>> start

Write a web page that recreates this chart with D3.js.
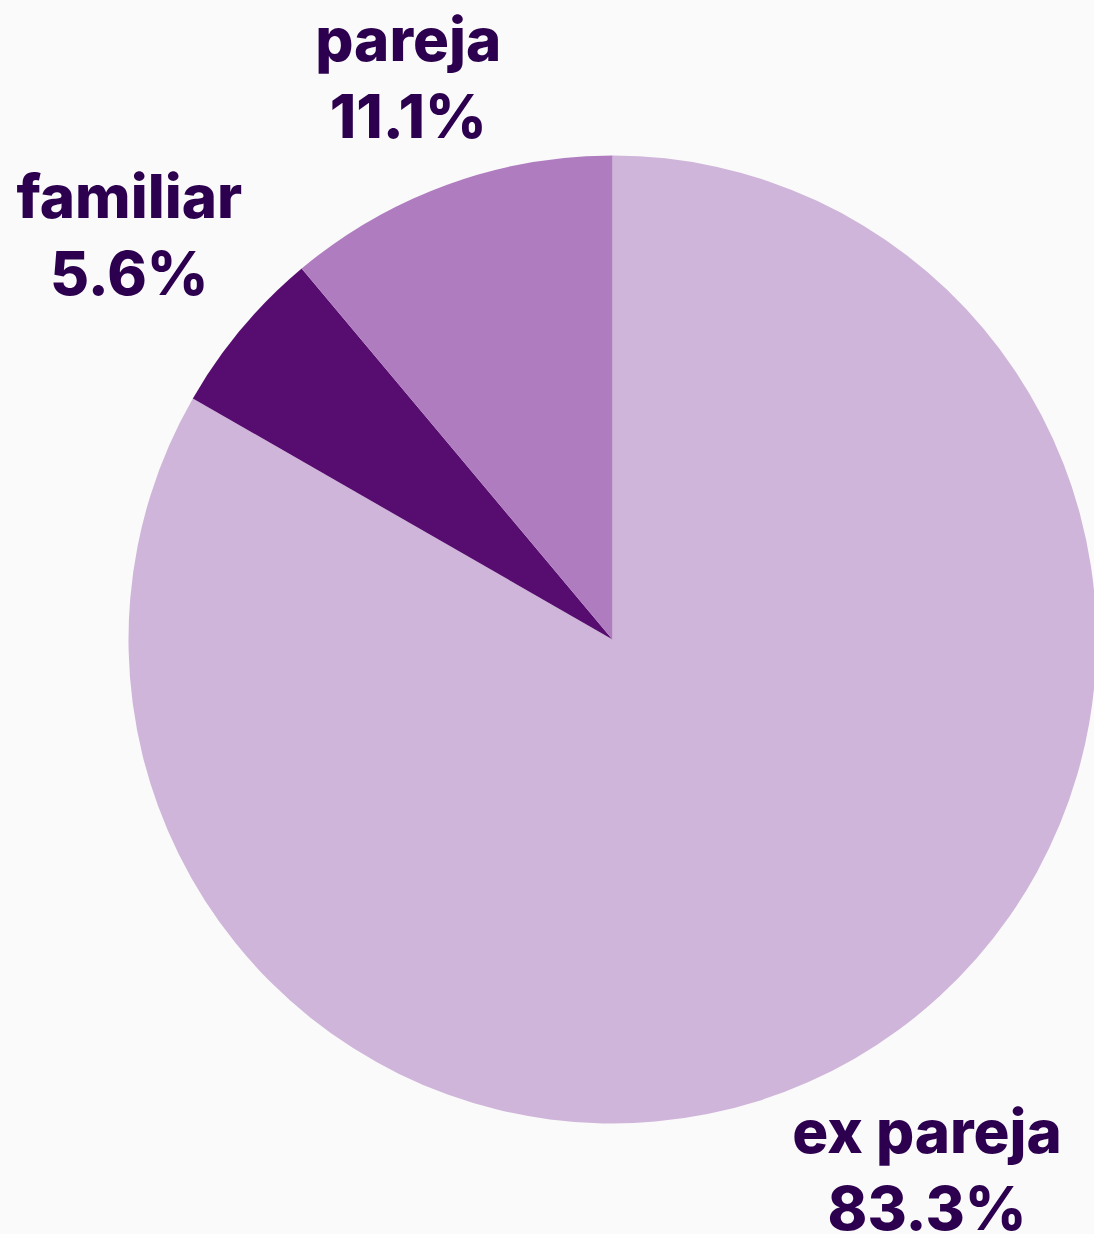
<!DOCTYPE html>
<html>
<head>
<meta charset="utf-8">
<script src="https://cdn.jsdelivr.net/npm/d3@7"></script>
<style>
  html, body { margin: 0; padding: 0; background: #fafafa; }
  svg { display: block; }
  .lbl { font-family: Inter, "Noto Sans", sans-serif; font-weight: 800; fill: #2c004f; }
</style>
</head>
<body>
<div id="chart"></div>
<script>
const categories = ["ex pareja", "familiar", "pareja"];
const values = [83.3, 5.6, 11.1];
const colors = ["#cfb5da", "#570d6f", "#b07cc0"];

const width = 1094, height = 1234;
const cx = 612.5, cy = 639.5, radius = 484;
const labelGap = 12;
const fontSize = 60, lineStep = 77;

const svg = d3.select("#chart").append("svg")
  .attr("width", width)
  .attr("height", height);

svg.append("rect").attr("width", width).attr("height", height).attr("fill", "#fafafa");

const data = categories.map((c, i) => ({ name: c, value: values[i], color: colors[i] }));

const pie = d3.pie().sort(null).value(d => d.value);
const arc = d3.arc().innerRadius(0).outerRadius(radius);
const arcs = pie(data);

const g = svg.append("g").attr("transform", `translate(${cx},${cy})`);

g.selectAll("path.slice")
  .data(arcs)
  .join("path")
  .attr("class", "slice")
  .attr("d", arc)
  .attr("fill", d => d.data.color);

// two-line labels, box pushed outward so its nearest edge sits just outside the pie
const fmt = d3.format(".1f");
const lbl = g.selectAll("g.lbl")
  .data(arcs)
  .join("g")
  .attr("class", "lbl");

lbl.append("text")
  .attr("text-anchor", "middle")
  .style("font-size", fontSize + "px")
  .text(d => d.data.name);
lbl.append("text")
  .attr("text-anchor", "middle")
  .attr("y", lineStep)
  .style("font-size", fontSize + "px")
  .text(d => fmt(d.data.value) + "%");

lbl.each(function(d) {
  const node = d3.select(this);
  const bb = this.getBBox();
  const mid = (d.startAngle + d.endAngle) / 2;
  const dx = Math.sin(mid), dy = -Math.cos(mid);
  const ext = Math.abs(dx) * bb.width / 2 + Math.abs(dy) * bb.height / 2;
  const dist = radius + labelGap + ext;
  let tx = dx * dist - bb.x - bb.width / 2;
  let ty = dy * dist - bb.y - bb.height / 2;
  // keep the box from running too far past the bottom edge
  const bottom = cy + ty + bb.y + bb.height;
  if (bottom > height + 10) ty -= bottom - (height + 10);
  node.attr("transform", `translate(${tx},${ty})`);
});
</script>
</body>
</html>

>> end

Task objective: Leave out any pictures, please, and quote only the lines from the top of the data through the line that contains "const data = categories.map((c, i)".

Result:
Write a web page that recreates this chart with D3.js.
<!DOCTYPE html>
<html>
<head>
<meta charset="utf-8">
<script src="https://cdn.jsdelivr.net/npm/d3@7"></script>
<style>
  html, body { margin: 0; padding: 0; background: #fafafa; }
  svg { display: block; }
  .lbl { font-family: Inter, "Noto Sans", sans-serif; font-weight: 800; fill: #2c004f; }
</style>
</head>
<body>
<div id="chart"></div>
<script>
const categories = ["ex pareja", "familiar", "pareja"];
const values = [83.3, 5.6, 11.1];
const colors = ["#cfb5da", "#570d6f", "#b07cc0"];

const width = 1094, height = 1234;
const cx = 612.5, cy = 639.5, radius = 484;
const labelGap = 12;
const fontSize = 60, lineStep = 77;

const svg = d3.select("#chart").append("svg")
  .attr("width", width)
  .attr("height", height);

svg.append("rect").attr("width", width).attr("height", height).attr("fill", "#fafafa");

const data = categories.map((c, i) => ({ name: c, value: values[i], color: colors[i] }));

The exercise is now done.